Thursday, September 22, 2016

Hyperbolic inflation

Interesting research from Use of positive and negative words in scientific PubMed abstracts between 1974 and 2014: retrospective analysis by Christiaan H. Vinkers, Joeri K. Tijdink, and Willem M. Otte.
Objective To investigate whether language used in science abstracts can skew towards the use of strikingly positive and negative words over time.

[snip]

Results The absolute frequency of positive words increased from 2.0% (1974-80) to 17.5% (2014), a relative increase of 880% over four decades. All 25 individual positive words contributed to the increase, particularly the words “robust,” “novel,” “innovative,” and “unprecedented,” which increased in relative frequency up to 15 000%. Comparable but less pronounced results were obtained when restricting the analysis to selected journals with high impact factors. Authors affiliated to an institute in a non-English speaking country used significantly more positive words.
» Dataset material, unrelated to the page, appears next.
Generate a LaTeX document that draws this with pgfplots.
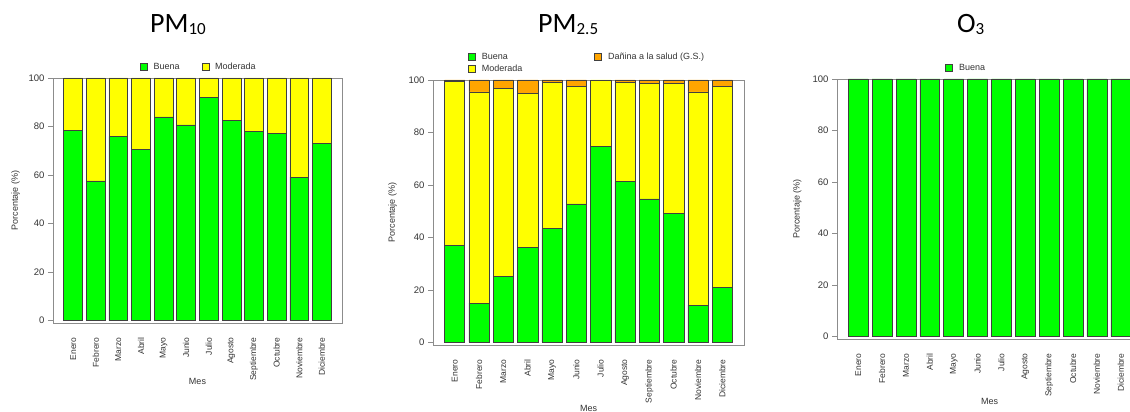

Negative word frequencies increased from 1.3% (1974-80) to 3.2% (2014), a relative increase of 257%. Over the same time period, no apparent increase was found in neutral or random word use, or in the frequency of positive word use in published books.

Conclusions Our lexicographic analysis indicates that scientific abstracts are currently written with more positive and negative words, and provides an insight into the evolution of scientific writing. Apparently scientists look on the bright side of research results. But whether this perception fits reality should be questioned.
We lament data overload and I obsess about cognitive pollution (memes that are objectively untrue but which are treated as true) but this research provides a peek into a different issue; hyperbolic inflation. A review might deem a book Good in one decade, then Great, then Magnificent, then Groundbreaking, then Exceptional. It is the equivalent of grade inflation. If not anchored to some sort of stable and objective basis, inflationary hyperbole leads to a loss of capacity to make relative distinctions.

The thinking person faces four challenges in the modern cognitive environment: Fraud (evergreen), data overload, cognitive pollution and now hyperbolic inflation.